‘Cha-cha, infrastructure needed to sustain growth’
Amendments to the Constitution and improvement in infrastructure are needed for the Philippines to achieve a sustained growth of 7 percent or more in the coming years, according to a report by the advisory and research consultancy group Stratbase Research Institute (SRI).
In a 16-page report posted on its online newsletter Spark, SRI said while the country’s economic growth in the third quarter of 2013 was laudable, it is too early to offer congratulations.
“The country has yet to establish a sustained growth record. The pattern is more boom-and-bust and growth has never exceeded double-digits. Taking population growth into account will reduce the country’s per-capital growth rate even further,” professor Victor Andres C. Manhit, president of SRI, said in the report titled “Ready to Compete? An Assessment of Philippine Competitiveness, Trade and Foreign Direct Investment Regimes.”
The Philippines’ gross domestic product (GDP) grew 7.1 percent in the third quarter of 2012, second only to China’s 7.7-percent expansion. GDP grew 6.8 percent in the fourth quarter.

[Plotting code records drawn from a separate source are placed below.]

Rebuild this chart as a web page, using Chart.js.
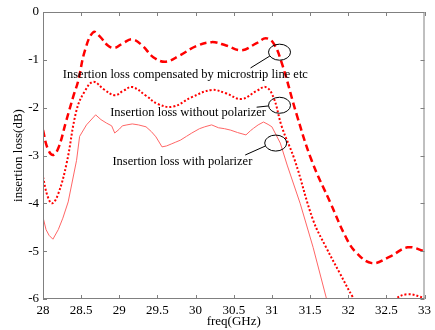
<!DOCTYPE html>
<html>
<head>
<meta charset="utf-8">
<script src="https://cdn.jsdelivr.net/npm/chart.js@4.4.0/dist/chart.umd.min.js"></script>
<style>
  html, body { margin: 0; padding: 0; background: #fff; }
  #wrap { width: 435px; height: 330px; }
</style>
</head>
<body>
<div id="wrap"><canvas id="lossChart" width="435" height="330"></canvas></div>
<script>
// freq (GHz) / insertion loss (dB)
const compFreq = [28, 28.06, 28.13, 28.2, 28.3, 28.4, 28.46, 28.55, 28.66, 28.75, 28.85, 28.94, 29.05, 29.17, 29.3, 29.45, 29.61, 29.8, 30.0, 30.21, 30.4, 30.6, 30.8, 30.92, 31.02, 31.13, 31.32, 31.52, 31.77, 31.97, 32.1, 32.31, 32.54, 32.78, 33];
const compLoss = [-2.47, -2.85, -2.99, -2.85, -2.3, -1.75, -1.45, -0.8, -0.42, -0.52, -0.7, -0.75, -0.65, -0.57, -0.7, -0.95, -1.04, -0.9, -0.72, -0.63, -0.7, -0.8, -0.65, -0.55, -0.65, -1.07, -2.12, -3.1, -4.0, -4.71, -5.02, -5.25, -5.12, -4.92, -5.0];

const noPolFreq = [28, 28.06, 28.12, 28.2, 28.31, 28.44, 28.55, 28.66, 28.8, 28.94, 29.05, 29.17, 29.35, 29.5, 29.7, 29.95, 30.21, 30.4, 30.6, 30.8, 30.92, 31.02, 31.13, 31.3, 31.54, 31.71, 31.89, 32.06, 32.2, 32.4, 32.6, 32.78, 33];
const noPolLoss = [-3.45, -3.85, -4.0, -3.8, -3.16, -2.05, -1.65, -1.46, -1.62, -1.74, -1.65, -1.57, -1.75, -1.92, -1.98, -1.78, -1.63, -1.7, -1.82, -1.65, -1.57, -1.78, -2.4, -3.1, -4.35, -4.92, -5.46, -5.96, -6.3, -6.35, -6.02, -5.9, -5.98];

const polFreq = [28, 28.04, 28.08, 28.13, 28.2, 28.26, 28.33, 28.44, 28.48, 28.57, 28.69, 28.76, 28.83, 28.9, 28.94, 29.0, 29.04, 29.1, 29.17, 29.25, 29.35, 29.42, 29.48, 29.56, 29.62, 29.68, 29.74, 29.8, 29.88, 29.95, 30.05, 30.12, 30.21, 30.3, 30.38, 30.46, 30.55, 30.66, 30.72, 30.76, 30.82, 30.89, 30.95, 31.0, 31.11, 31.2, 31.37, 31.54, 31.71, 31.8];
const polLoss = [-4.29, -4.55, -4.67, -4.75, -4.55, -4.31, -3.97, -3.1, -2.6, -2.36, -2.15, -2.25, -2.32, -2.38, -2.53, -2.45, -2.38, -2.36, -2.34, -2.36, -2.4, -2.5, -2.61, -2.82, -2.8, -2.76, -2.72, -2.68, -2.6, -2.53, -2.44, -2.4, -2.36, -2.42, -2.44, -2.47, -2.52, -2.57, -2.48, -2.43, -2.36, -2.3, -2.35, -2.4, -2.74, -3.2, -4.0, -4.92, -5.96, -6.4];

// annotation labels: text, x, y (data coords)
const noteText = ['Insertion loss compensated by microstrip line etc', 'Insertion loss without polarizer', 'Insertion loss with polarizer'];
const noteX = [28.26, 28.88, 28.91];
const noteY = [-1.32, -2.11, -3.14];
// ellipses and leader lines
const ringX = [31.1, 31.1, 31.05];
const ringY = [-0.84, -1.95, -2.74];
const leadFromX = [30.72, 30.8, 30.65];
const leadFromY = [-1.17, -1.99, -2.99];

const toXY = (xs, ys) => xs.map((x, i) => ({ x: x, y: ys[i] }));
const serif = '"Liberation Serif", "DejaVu Serif", serif';

const boxAndTicks = {
    id: 'boxAndTicks',
    afterDraw(chart) {
        const ctx = chart.ctx;
        const a = chart.chartArea;
        const xs = chart.scales.x, ys = chart.scales.y;
        ctx.save();
        ctx.strokeStyle = '#808080';
        ctx.lineWidth = 1;
        ctx.strokeRect(a.left + 0.5, a.top + 0.5, a.right - a.left - 1, a.bottom - a.top - 1);
        ctx.beginPath();
        xs.ticks.forEach(t => {
            const px = Math.round(xs.getPixelForValue(t.value)) + 0.5;
            ctx.moveTo(px, a.bottom); ctx.lineTo(px, a.bottom - 4);
            ctx.moveTo(px, a.top); ctx.lineTo(px, a.top + 4);
        });
        ys.ticks.forEach(t => {
            const py = Math.round(ys.getPixelForValue(t.value)) + 0.5;
            ctx.moveTo(a.left, py); ctx.lineTo(a.left + 4, py);
            ctx.moveTo(a.right, py); ctx.lineTo(a.right - 4, py);
        });
        ctx.stroke();

        // notes
        ctx.fillStyle = '#000';
        ctx.font = '12.5px ' + serif;
        ctx.textBaseline = 'middle';
        ctx.textAlign = 'left';
        noteText.forEach((txt, i) => {
            ctx.fillText(txt, xs.getPixelForValue(noteX[i]), ys.getPixelForValue(noteY[i]));
        });
        ctx.strokeStyle = '#000';
        ctx.lineWidth = 1;
        ringX.forEach((rx, i) => {
            const cx = xs.getPixelForValue(rx), cy = ys.getPixelForValue(ringY[i]);
            ctx.beginPath();
            ctx.ellipse(cx, cy, 11, 8, 0, 0, Math.PI * 2);
            ctx.stroke();
            const fx = xs.getPixelForValue(leadFromX[i]), fy = ys.getPixelForValue(leadFromY[i]);
            const ang = Math.atan2(fy - cy, fx - cx);
            ctx.beginPath();
            ctx.moveTo(fx, fy);
            ctx.lineTo(cx + 11 * Math.cos(ang), cy + 8 * Math.sin(ang));
            ctx.stroke();
        });
        ctx.restore();
    }
};

new Chart(document.getElementById('lossChart').getContext('2d'), {
    type: 'line',
    data: {
        datasets: [{
            label: 'compensated',
            data: toXY(compFreq, compLoss),
            borderColor: '#ff0000',
            borderWidth: 2.5,
            borderDash: [7, 4],
            pointRadius: 0,
            tension: 0.4,
            fill: false
        }, {
            label: 'without polarizer',
            data: toXY(noPolFreq, noPolLoss),
            borderColor: '#ff0000',
            borderWidth: 2,
            borderDash: [2, 2],
            pointRadius: 0,
            tension: 0.4,
            fill: false
        }, {
            label: 'with polarizer',
            data: toXY(polFreq, polLoss),
            borderColor: '#ff6666',
            borderWidth: 1,
            pointRadius: 0,
            tension: 0,
            fill: false
        }]
    },
    options: {
        responsive: false,
        animation: false,
        layout: { padding: { top: 12, right: 8, left: 0, bottom: 0 } },
        plugins: { legend: { display: false }, tooltip: { enabled: false } },
        scales: {
            x: {
                type: 'linear',
                min: 28, max: 33,
                afterFit: s => { s.height = 31; },
                grid: { display: false, drawTicks: false },
                border: { display: false },
                ticks: {
                    stepSize: 0.5, padding: 4, color: '#000', font: { family: serif, size: 13 },
                    callback: v => String(Math.round(v * 10) / 10)
                },
                title: { display: true, text: 'freq(GHz)', color: '#000', font: { family: serif, size: 13 }, padding: { top: 0, bottom: 1 } }
            },
            y: {
                min: -6, max: 0,
                afterFit: s => { s.width = 43; },
                grid: { display: false, drawTicks: false },
                border: { display: false },
                ticks: { stepSize: 1, padding: 4, color: '#000', font: { family: serif, size: 13 } },
                title: { display: true, text: 'insertion loss(dB)', color: '#000', font: { family: serif, size: 13 }, padding: { top: 11, bottom: 0 } }
            }
        }
    },
    plugins: [boxAndTicks]
});
</script>
</body>
</html>
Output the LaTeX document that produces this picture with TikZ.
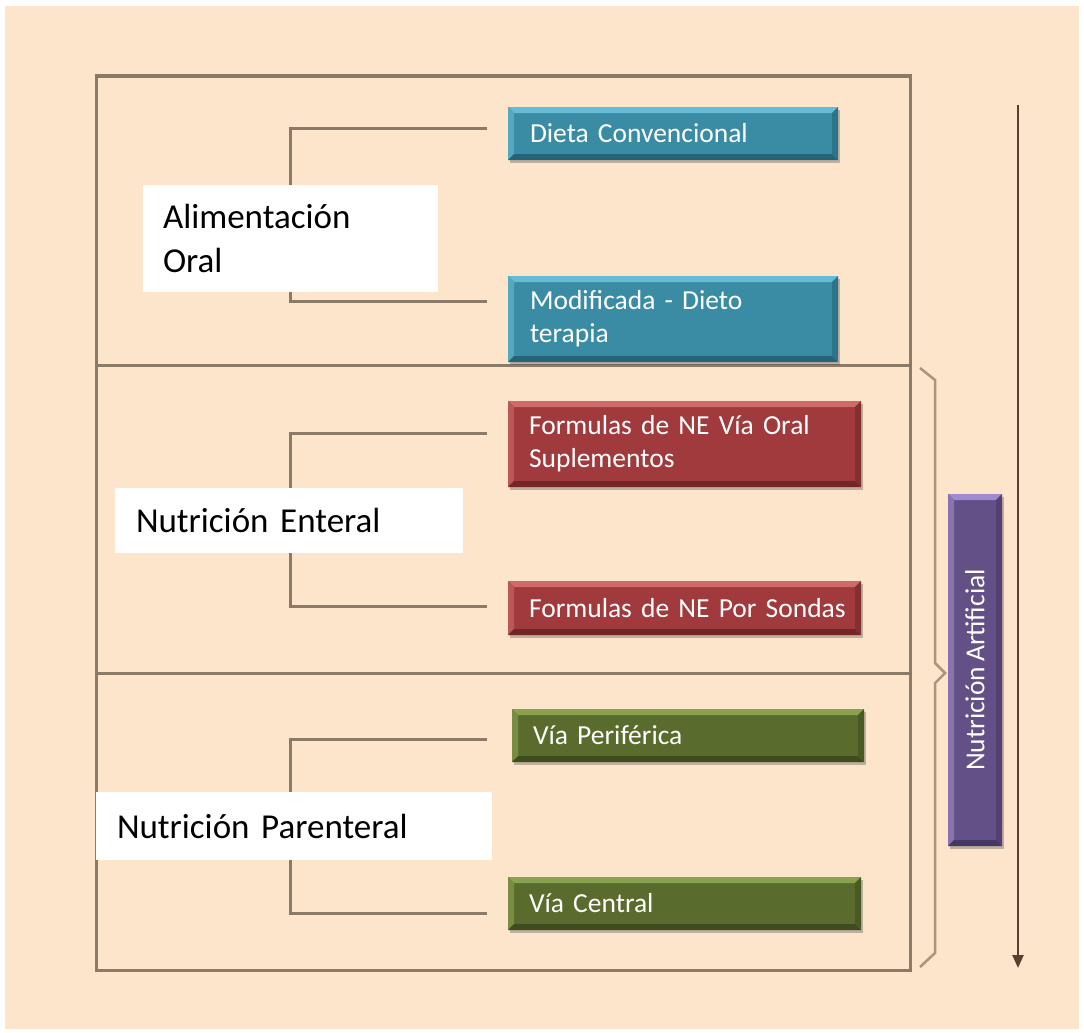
\documentclass[tikz,border=0pt]{standalone}
\usepackage{fontspec}
\setmainfont{Carlito}[WordSpace=0.8]
\usetikzlibrary{calc,shadows,arrows.meta}
\definecolor{bg}{HTML}{FDE5CB}
\definecolor{framec}{HTML}{8C7A68}
\definecolor{bracec}{HTML}{A8957F}
\definecolor{arrowc}{HTML}{5A4032}
\definecolor{tealm}{HTML}{3A8CA5}
\definecolor{teall}{HTML}{66BCD6}
\definecolor{teald}{HTML}{256478}
\definecolor{redm}{HTML}{A03A3C}
\definecolor{redl}{HTML}{CE6A6A}
\definecolor{redd}{HTML}{722727}
\definecolor{grnm}{HTML}{5A6C2D}
\definecolor{grnl}{HTML}{88A250}
\definecolor{grnd}{HTML}{3F4C1E}
\definecolor{purm}{HTML}{625087}
\definecolor{purl}{HTML}{A08CCC}
\definecolor{purd}{HTML}{463866}
\tikzset{
  frame/.style={draw=framec, line width=3pt},
  conn/.style={draw=framec, line width=3pt},
  brace/.style={draw=bracec, line width=2.5pt, line join=miter},
  label/.style={fill=white, font=\fontsize{35}{44}\selectfont, align=left, inner ysep=0pt, text=black},
  bevel/.style n args={3}{fill=#1, path picture={
     \coordinate (pnw) at (path picture bounding box.north west);
     \coordinate (pne) at (path picture bounding box.north east);
     \coordinate (psw) at (path picture bounding box.south west);
     \coordinate (pse) at (path picture bounding box.south east);
     \fill[#2] (pnw) -- (pne) -- ($(pne)+(-6pt,-6pt)$) -- ($(pnw)+(6pt,-6pt)$) -- cycle;
     \fill[#2!60!#1] (pnw) -- ($(pnw)+(6pt,-6pt)$) -- ($(psw)+(6pt,6pt)$) -- (psw) -- cycle;
     \fill[#3] (psw) -- (pse) -- ($(pse)+(-6pt,6pt)$) -- ($(psw)+(6pt,6pt)$) -- cycle;
     \fill[#3!60!#1] (pne) -- (pse) -- ($(pse)+(-6pt,6pt)$) -- ($(pne)+(-6pt,-6pt)$) -- cycle;
  }},
  cbox/.style={drop shadow={shadow xshift=2pt, shadow yshift=-3pt, opacity=0.35, fill=black!70},
     text=white, font=\fontsize{27.5}{33}\selectfont, align=left, inner xsep=21pt, inner ysep=0pt},
  tealbox/.style={cbox, bevel={tealm}{teall}{teald}},
  redbox/.style={cbox, bevel={redm}{redl}{redd}},
  grnbox/.style={cbox, bevel={grnm}{grnl}{grnd}},
  purbox/.style={cbox, bevel={purm}{purl}{purd}, inner sep=0pt},
}
\begin{document}
\begin{tikzpicture}[x=1pt,y=-1pt]
\useasboundingbox (0,0) rectangle (1084,1033);
\fill[white] (0,0) rectangle (1084,1033);
\fill[bg] (5,6) rectangle (1079,1029);

% frame
\draw[frame] (96,76) rectangle (910,970);
\draw[frame] (96,365) -- (910,365);
\draw[frame] (96,673) -- (910,673);

% bracket connectors
\coordinate (c1a) at (487,128);
\coordinate (c1v) at (290,128);
\coordinate (c1b) at (487,301);
\draw[conn] (c1a) -| (c1v) |- (c1b);
\coordinate (c2a) at (487,433);
\coordinate (c2v) at (290,433);
\coordinate (c2b) at (487,606);
\draw[conn] (c2a) -| (c2v) |- (c2b);
\coordinate (c3a) at (487,739);
\coordinate (c3v) at (290,739);
\coordinate (c3b) at (487,913);
\draw[conn] (c3a) -| (c3v) |- (c3b);

% white labels
\node[label, inner xsep=20pt, text width=255pt, minimum height=107pt] (oral) at (290.5,238.5) {Alimentación\\Oral};
\node[label, inner xsep=21pt, text width=306pt, minimum height=65pt] (enteral) at (289,520.5) {Nutrición Enteral};
\node[label, inner xsep=21pt, text width=354pt, minimum height=68pt] (parenteral) at (294,826) {Nutrición Parenteral};

% colored boxes
\node[tealbox, inner xsep=22pt, text width=286pt, minimum height=53pt] (dieta) at (673,133.5) {\mbox{Dieta Convencional}};
\node[tealbox, inner xsep=22pt, text width=286pt, minimum height=86pt] (modif) at (673,319) {Modificada - Dieto\\terapia};
\node[redbox, text width=311pt, minimum height=86pt] (fOral) at (684.5,444) {\mbox{Formulas de NE Vía Oral}\\Suplementos};
\node[redbox, text width=311pt, minimum height=54pt] (sondas) at (684.5,608) {\mbox{Formulas de NE Por Sondas}};
\node[grnbox, text width=310pt, minimum height=53pt] (perif) at (688,735.5) {\mbox{Vía Periférica}};
\node[grnbox, text width=311pt, minimum height=53pt] (central) at (684.5,903.5) {\mbox{Vía Central}};

% brace
\coordinate (br1) at (920,368);
\coordinate (br2) at (935,380);
\coordinate (br3) at (935,663);
\coordinate (brt) at (945,673);
\coordinate (br4) at (935,683);
\coordinate (br5) at (935,953);
\coordinate (br6) at (920,967);
\draw[brace] (br1) -- (br2) -- (br3) -- (brt) -- (br4) -- (br5) -- (br6);

% artificial
\node[purbox, minimum width=54pt, minimum height=352pt] (artif) at (975,670) {\rotatebox{90}{Nutrición Artificial}};

% arrow
\coordinate (arrS) at (1018,105);
\coordinate (arrE) at (1018,968);
\draw[draw=arrowc, line width=2.5pt, -{Triangle[length=13pt,width=11pt]}] (arrS) -- (arrE);
\end{tikzpicture}
\end{document}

Manhit, however, said the country needs to improve its competitiveness against other Asian economies, if it is to sustain such high-growth level.
Foreign direct investments (FDIs) in the Philippines reached $1.1 billion in the first three quarters of 2012, up by 40 percent from $782 million a year ago. The figure, however, was miniscule compared to FDIs going to other Asian countries.
“Overall, the most problematic factors for doing business in the Philippines are corruption, inefficient government bureaucracy and inadequate supply of infrastructure,” he said.
He said the Philippines seemed mired in transition between stages of economic development. While it has a sophisticated financial market, stable macroeconomic environment, capacity to absorb new technology and a sizeable market, the country is stymied by weak institutions, an inefficient bureaucracy and inadequate infrastructure that together raise the cost of doing business and make the country a not-so-attractive destination.
Manhit, thus, cited the need to amend the 1987 Constitution to allow more foreign investments into the country.
He also stressed the importance of improving infrastructure. “Providing adequate physical infrastructure must be a continuing concern given the regular damage wrought by natural disasters. If these tasks are met, high-growth and economic prosperity for Filipinos will result as a matter of course,” he said.